Statt Himmel und Hölle in Bewegung zu setzen und die Domstadt mit allen verfügbaren Einsatzkräften zu durchforsten, hangeln sich Ballauf und Schenk seelenruhig von Dialog zu Dialog und fassen die gewonnenen Erkenntnisse in gewohnter Manier beim Gang zu Freddys geparktem Oldtimer zusammen. Weil der Zuschauer ohnehin schon weiß, wo sich Adrian und Laura verstecken, gestaltet sich das ziemlich zäh – am dynamischsten fällt noch eine kurze Zu-Fuß-Verfolgungsjagd von Drogendealer Ivo Tarek (Aleksandru Cirneala) aus, die auf dem Dach eines Parkhauses ein amüsantes Ende findet (Schenk: „Wo bleibst du denn?“).
Ansonsten spielen die Ermittler in Kartenhaus oft nur die zweite Geige, denn die Beziehung zwischen dem abgebrühten Adrian und der undurchsichtigen Laura – Anspielung auf American Beauty inklusive – ist der Dreh- und Angelpunkt des Films. Trotz der ansprechenden Darbietungen von Rick Okon und Ruby O. Fee, die uns am Rande der Dreharbeiten ein kurzes Interview gab, fehlt es den jungen Hauptfiguren aber an Fallhöhe: Insbesondere über Lauras Seelenleben erfährt das Publikum zu wenig. Warum erfindet die aufreizende Außenseiterin immer wieder abstruse Geschichten?

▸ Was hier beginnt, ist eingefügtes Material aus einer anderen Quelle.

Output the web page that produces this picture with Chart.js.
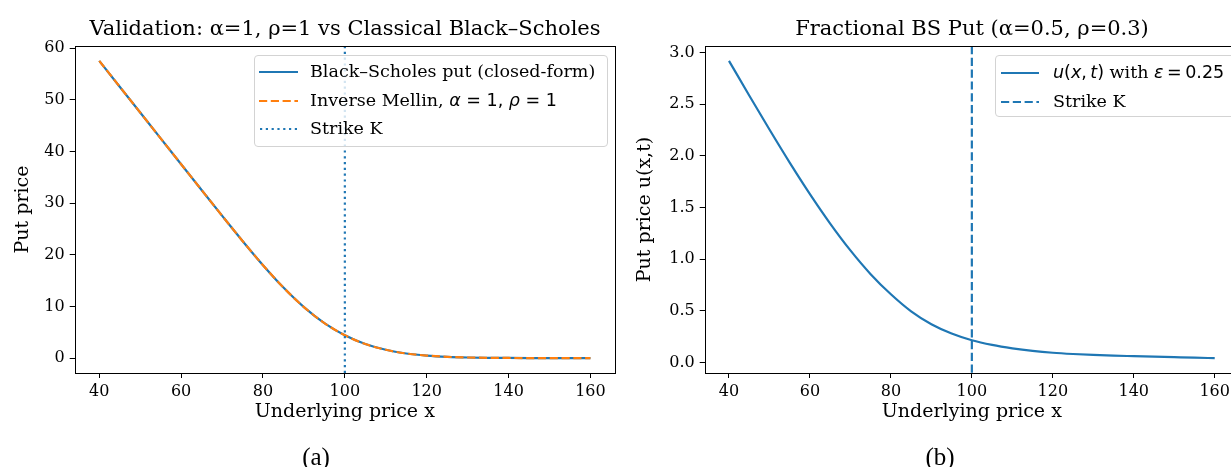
<!DOCTYPE html>
<html><head><meta charset="utf-8">
<script src="https://cdn.jsdelivr.net/npm/chart.js@4.4.1/dist/chart.umd.min.js"></script>
<style>
html,body{margin:0;padding:0;background:#fff;overflow:hidden;width:1231px;height:467px;}
#wrap{position:relative;width:1231px;height:467px;overflow:hidden;}
canvas{position:absolute;top:0;}
.t{position:absolute;font-family:"DejaVu Serif";color:#000;white-space:nowrap;transform:translate(-50%,-50%);line-height:1;}
.sub{font-family:"Liberation Serif";font-size:25px;}
.leg{position:absolute;border:1px solid #d3d3d3;border-radius:4px;background:rgba(255,255,255,0.8);font-family:"DejaVu Serif";font-size:17.5px;color:#000;box-sizing:border-box;}
.row{position:absolute;white-space:nowrap;line-height:20px;height:20px;}
.h{position:absolute;}
.m{font-family:"DejaVu Sans";font-style:italic;}
.s{font-family:"DejaVu Sans";}
</style></head><body>
<div id="wrap">
<canvas id="c1" width="640" height="467" style="left:0"></canvas>
<canvas id="c2" width="640" height="467" style="left:620px"></canvas>

<div class="t" style="left:345px;top:28px;font-size:21px;">Validation: α=1, ρ=1 vs Classical Black–Scholes</div>
<div class="t" style="left:972px;top:28px;font-size:21px;">Fractional BS Put (α=0.5, ρ=0.3)</div>
<div class="t sub" style="left:316px;top:456px;">(a)</div>
<div class="t sub" style="left:940px;top:456px;">(b)</div>

<div class="leg" style="left:254px;top:55px;width:354px;height:92px;">
  <svg class="h" style="left:4px;top:12px" width="40" height="8"><line x1="0" y1="4" x2="39" y2="4" stroke="#1f77b4" stroke-width="2.2"/></svg>
  <div class="row" style="left:55px;top:5px;">Black–Scholes put (closed-form)</div>
  <svg class="h" style="left:4px;top:41px" width="40" height="8"><line x1="0" y1="4" x2="39" y2="4" stroke="#ff7f0e" stroke-width="2.2" stroke-dasharray="8.2 3.6"/></svg>
  <div class="row" style="left:55px;top:34px;">Inverse Mellin, <span class="m">α</span><span class="s"> = 1, </span> <span class="m">ρ</span><span class="s"> = 1</span></div>
  <svg class="h" style="left:4px;top:69px" width="40" height="8"><line x1="1" y1="4" x2="39" y2="4" stroke="#1f77b4" stroke-width="2.2" stroke-dasharray="2.2 3.6"/></svg>
  <div class="row" style="left:55px;top:62px;">Strike K</div>
</div>

<div class="leg" style="left:995px;top:55px;width:242px;height:62px;">
  <svg class="h" style="left:5px;top:13px" width="40" height="8"><line x1="0" y1="4" x2="38" y2="4" stroke="#1f77b4" stroke-width="2.2"/></svg>
  <div class="row" style="left:57px;top:6px;"><span class="m">u</span><span class="s">(</span><span class="m">x</span><span class="s">,&#8201;</span><span class="m">t</span><span class="s">)</span> with <span class="m">ε</span><span class="s">&#8201;=&#8201;0.25</span></div>
  <svg class="h" style="left:5px;top:42px" width="40" height="8"><line x1="0" y1="4" x2="38" y2="4" stroke="#1f77b4" stroke-width="2.2" stroke-dasharray="8.2 3.6"/></svg>
  <div class="row" style="left:57px;top:35px;">Strike K</div>
</div>
</div>

<script>
// ---- data ----
const xValues   = [40,45,50,55,60,65,70,75,80,85,90,95,100,105,110,115,120,125,130,135,140,145,150,155,160];
const bsPut     = [57.53,52.53,47.53,42.53,37.53,32.54,27.57,22.68,17.99,13.66,9.88,6.78,4.42,2.73,1.61,0.90,0.49,0.25,0.12,0.06,0.03,0.013,0.006,0.003,0.001];
const mellinPut = [57.53,52.53,47.53,42.53,37.53,32.54,27.57,22.68,17.99,13.66,9.88,6.78,4.42,2.73,1.61,0.90,0.49,0.25,0.12,0.06,0.03,0.013,0.006,0.003,0.001];
const fracPut   = [2.92,2.585,2.255,1.935,1.63,1.345,1.085,0.855,0.66,0.495,0.37,0.28,0.215,0.170,0.137,0.112,0.094,0.082,0.073,0.066,0.061,0.056,0.051,0.046,0.042];
const strikeK   = 100;
const xTicks      = [40,60,80,100,120,140,160];
const leftYTicks  = [0,10,20,30,40,50,60];
const rightYTicks = [0,0.5,1.0,1.5,2.0,2.5,3.0];

const BLUE = '#1f77b4', ORANGE = '#ff7f0e';
const SERIF = 'DejaVu Serif';

const framePlugin = {
  id: 'frame',
  afterDatasetsDraw(chart, args, opts) {
    const {ctx, chartArea: a, scales} = chart;
    if (opts && opts.strike !== undefined) {
      const px = scales.x.getPixelForValue(opts.strike);
      ctx.save();
      ctx.beginPath();
      ctx.rect(a.left, a.top, a.right - a.left, a.bottom - a.top);
      ctx.clip();
      ctx.strokeStyle = opts.color;
      ctx.lineWidth = 2.2;
      ctx.setLineDash(opts.dash);
      ctx.beginPath();
      ctx.moveTo(px, a.top);
      ctx.lineTo(px, a.bottom);
      ctx.stroke();
      ctx.restore();
    }
  },
  afterDraw(chart) {
    const {ctx, chartArea: a} = chart;
    ctx.save();
    ctx.strokeStyle = '#000';
    ctx.lineWidth = 1;
    ctx.strokeRect(Math.round(a.left) + 0.5, Math.round(a.top) + 0.5, Math.round(a.right - a.left), Math.round(a.bottom - a.top));
    ctx.restore();
  }
};

function xScale() {
  return {
    type: 'linear', min: 34, max: 166,
    afterBuildTicks: s => { s.ticks = xTicks.map(v => ({value: v})); },
    afterFit: s => { s.height = 54; },
    grid: {drawOnChartArea: false, drawTicks: true, tickLength: 5, color: '#000', lineWidth: 1},
    border: {display: false},
    ticks: {color: '#000', font: {family: SERIF, size: 16}, padding: 4, maxRotation: 0, autoSkip: false},
    title: {display: true, text: 'Underlying price x', color: '#000', font: {family: SERIF, size: 19, lineHeight: 1.2}, padding: {top: 0, bottom: 3.6}}
  };
}
function yScale(min, max, ticks, width, label, fmt, tpad) {
  return {
    type: 'linear', min: min, max: max,
    afterBuildTicks: s => { s.ticks = ticks.map(v => ({value: v})); },
    afterFit: s => { s.width = width; },
    grid: {drawOnChartArea: false, drawTicks: true, tickLength: 5, color: '#000', lineWidth: 1},
    border: {display: false},
    ticks: {color: '#000', font: {family: SERIF, size: 16}, padding: 5, autoSkip: false, callback: fmt},
    title: {display: true, text: label, color: '#000', font: {family: SERIF, size: 19, lineHeight: 1.2}, padding: {top: tpad, bottom: 0}}
  };
}
function pts(ys) { return xValues.map((x, i) => ({x: x, y: ys[i]})); }

Chart.defaults.font.family = SERIF;
Chart.defaults.color = '#000';

new Chart(document.getElementById('c1'), {
  type: 'line',
  data: {datasets: [
    {label: 'Black–Scholes put (closed-form)', data: pts(bsPut), order: 1, borderColor: BLUE, borderWidth: 2.2, pointRadius: 0, cubicInterpolationMode: 'monotone', fill: false},
    {label: 'Inverse Mellin, α = 1, ρ = 1', data: pts(mellinPut), order: 0, borderColor: ORANGE, borderWidth: 2.2, borderDash: [8.2, 3.6], pointRadius: 0, cubicInterpolationMode: 'monotone', fill: false}
  ]},
  options: {
    responsive: false, animation: false, devicePixelRatio: 1,
    layout: {padding: {left: 0, right: 25, top: 46, bottom: 40}},
    plugins: {legend: {display: false}, tooltip: {enabled: false}, frame: {strike: strikeK, color: BLUE, dash: [2.2, 3.6]}},
    scales: {
      x: xScale(),
      y: yScale(-2.88, 60.41, leftYTicks, 74.7, 'Put price', v => String(v), 12)
    }
  },
  plugins: [framePlugin]
});

new Chart(document.getElementById('c2'), {
  type: 'line',
  data: {datasets: [
    {label: 'u(x,t) with ε = 0.25', data: pts(fracPut), borderColor: BLUE, borderWidth: 2.2, pointRadius: 0, cubicInterpolationMode: 'monotone', fill: false}
  ]},
  options: {
    responsive: false, animation: false, devicePixelRatio: 1,
    layout: {padding: {left: 0, right: 21, top: 46, bottom: 40}},
    plugins: {legend: {display: false}, tooltip: {enabled: false}, frame: {strike: strikeK, color: BLUE, dash: [8.2, 3.6]}},
    scales: {
      x: xScale(),
      y: yScale(-0.102, 3.064, rightYTicks, 84.7, 'Put price u(x,t)', v => v.toFixed(1), 13.6)
    }
  },
  plugins: [framePlugin]
});
</script>
</body></html>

Diese Frage wird (anders als zum Beispiel bei der Hauptfigur im deutlich stärkeren Borowski und der Engel) nur vage beantwortet, so dass man nur schwer Zugang zu ihr findet. Adrians Vorgeschichte hingegen wurde schon oft erzählt: Sein prügelnder Alki-Vater ist früh verstorben, seine geliebte Mutter Pia Tarrach (stark: Bettina Stucky) ein verbitterter Pflegefall – wer in solchen Verhältnissen aufwächst, der kann offenbar nur auf die schiefe Bahn geraten.
Auch der Showdown bietet wenig Überraschendes: Einmal mehr geht es hinauf in luftige Höhen, wie es in den Monaten zuvor unter anderem in Borowski und die Rückkehr des stillen Gastes oder in Spielverderber zu beobachten war.